I just want to be the best person that I can be.
I don't want to be depended on others, but only on my Savior.
I want to stop being such a hater, towards myself and others.
I need to forgive people, but not let them trample me again.

If those sound like resolutions to you, then maybe that's what they are. To me, it's things I've always wanted... this is just a time where a "clean slate" could, i presume, be given to me.

2010, I have no idea what will occur this year. I know that I'll turn seventeen. (GETTING OLD.) I'll be starting my senior year of high school. I'll have my last year attending Warren W. Willis summer camp. That's really all I know, the rest of it is opened with... possibilities.

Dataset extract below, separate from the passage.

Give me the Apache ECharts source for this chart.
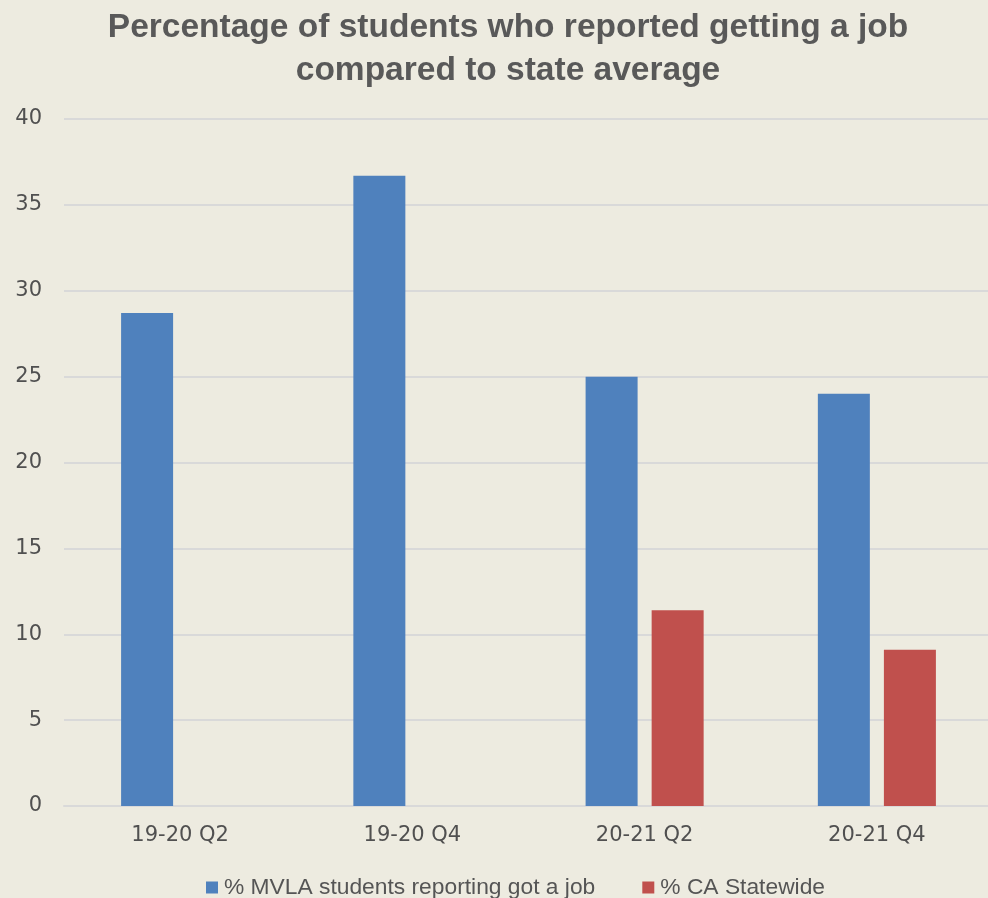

Today's I need not to only say goodbye to 2009, but also, '08, '07, and '06. Years I've been holding onto much to tightly. They're over now. Some of them are filled with wonderful memories but I cannot let those memories hold me back anymore from being the person that I want to become. I'm smarter then I was then, I'm better then I was then. Letting go of these years, these priceless years, will not kill me. I need to remember what I learned from them. I learned so much within' these past four years. Met Jesus Christ. Made friendships that I didn't know could actually be a real life thing, even if those friends are not in my life any more. I've been places and done things that I would never expect myself to have done. I've grown up. Not to say I'm done growing up, because if that was so... well, I'd be in a pickle.

I just need the reassurance, whether I have to give it to myself or wait for someone else to tell me, that everything is going to be okay. That my past can be buried. That I am who I am, and regrets arn't worth it.

"It's my life, I'm taking a stand." - James Lucas Scott.

I'm April Mills, and I've got to much to loose.

No temptation has seized you except what is common to man. And God is faithful; He will not let you be tempted beyond what you can bear. But when you are tempted, He will also provide a way that you can stand up under it. - 1 Corinthians 10:13 NIV

Then again, maybe that, right there is all I needed to hear.